Russia told UN Secretary-General Antonio Guterres in a letter that it was suspending the deal for an “indefinite term” because it could not “guarantee safety of civilian ships” traveling under the pact, Reuters reported.
U.S. President Joe Biden denounced the move as “purely outrageous” and said it would increase starvation.
“There’s no merit to what they’re doing. The UN negotiated that deal and that should be the end of it,” Biden told reporters.
The United Nations urged Russia not to withdraw from the deal, and deputy UN spokesman Farhan Haq said negotiations with Russia were ongoing.
“It is vitally important that all parties refrain from any actions that could jeopardize the Black Sea Grain Initiative,” Haq said, using the formal name for the deal.
The European Union said it supported UN-led efforts to keep the Ukraine grain deal alive.
Nabila Massrali, spokesperson for foreign affairs and security policy at the European Commission, said the EU stresses that “all parties must refrain from any unilateral action that would imperil the Black Sea Grain Initiative, which is a critical humanitarian effort that is clearly having a positive impact on access to food for millions of people around the world.”
Russia also asked the UN Security Council to meet on October 31 to discuss an alleged attack on its Black Sea Fleet, Russian Deputy UN Ambassador Dmitry Polyanskiy said.
It said some of the ships attacked in Sevastopol in the early hours of October 29 were civilian vessels involved in ensuring the security of the grain exports from three Ukrainian Black Sea ports.
The Russian Defense Ministry said in a statement that in light of the attack, which it said Ukraine carried out “with the participation of British experts,” Russia “suspends participation in the implementation of agreements on the export of agricultural products from Ukrainian ports.”
The ministry said earlier that drones were used in the attack and that they were all destroyed. Only one Russian ship, a minesweeper, sustained minor damage, it said.
Ukrainian Foreign Minister Dmytro Kuleba said earlier on Twitter that Ukraine had previously warned that Russia planned to “ruin” the grain export deal.
Kuleba called on “all states to demand Russia to stop its hunger games and recommit to its obligations.”
The grain export deal between Ukraine, Russia, Turkey, and the United Nations allowed a resumption of grain exports.

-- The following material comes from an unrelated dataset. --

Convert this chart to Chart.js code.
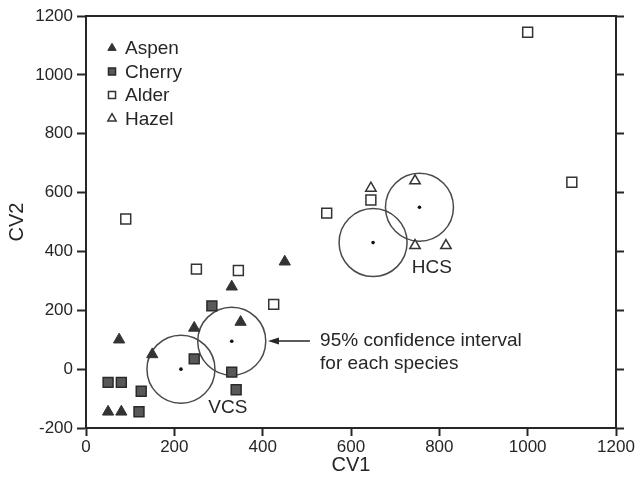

Under the July 22 agreement, Ukraine was able to restart its Black Sea grain and fertilizer exports, and some Russian fertilizer exports also resumed.
The agreement was set to last 120 days with the option for renewal on November 19 “if no party objects,” a UN spokesman said on October 28.
Russia had threatened to pull out of the agreement on grounds that the grain was not being sent to poorer countries, which at the time the deal was signed desperately needed the grain to ensure their populations did not starve.
Analysts have pointed out that Moscow’s withdrawal from the deal would deprive Ukraine of a major part of its hard-currency revenues and at the same time would drive up global food prices and inflation in Europe.
The United Nations on October 28 had urged parties to the Black Sea Grain Initiative to renew it.
“We underline the urgency of doing so to contribute to food security across the world, and to cushion the suffering that this global cost-of-living crisis is inflicting on billions of people,” UN spokesman Stephane Dujarric said in a statement.
The agreement freed up exports from three of Ukraine’s ports — Odesa, Chornomorsk, and Yuzhne — which had been blockaded since Russia launched its invasion of Ukraine in February.
The deal set up a corridor that is exclusively humanitarian, the Ukrainian Ministry of Infrastructure said.
The ministry says that since the first ship left the port in Odesa on August 1, Ukraine has exported more than 9 million tons of food, of which more than 5 million tons went to countries in Africa and Asia.
At the same time, 190,000 tons of wheat were sent to countries on the brink of famine within the framework of the UN World Food Program, the ministry said.
“Ukraine remains a reliable partner for the civilized world and is ready to continue promptly collecting and shipping agricultural products to ensure global food security,” the ministry added.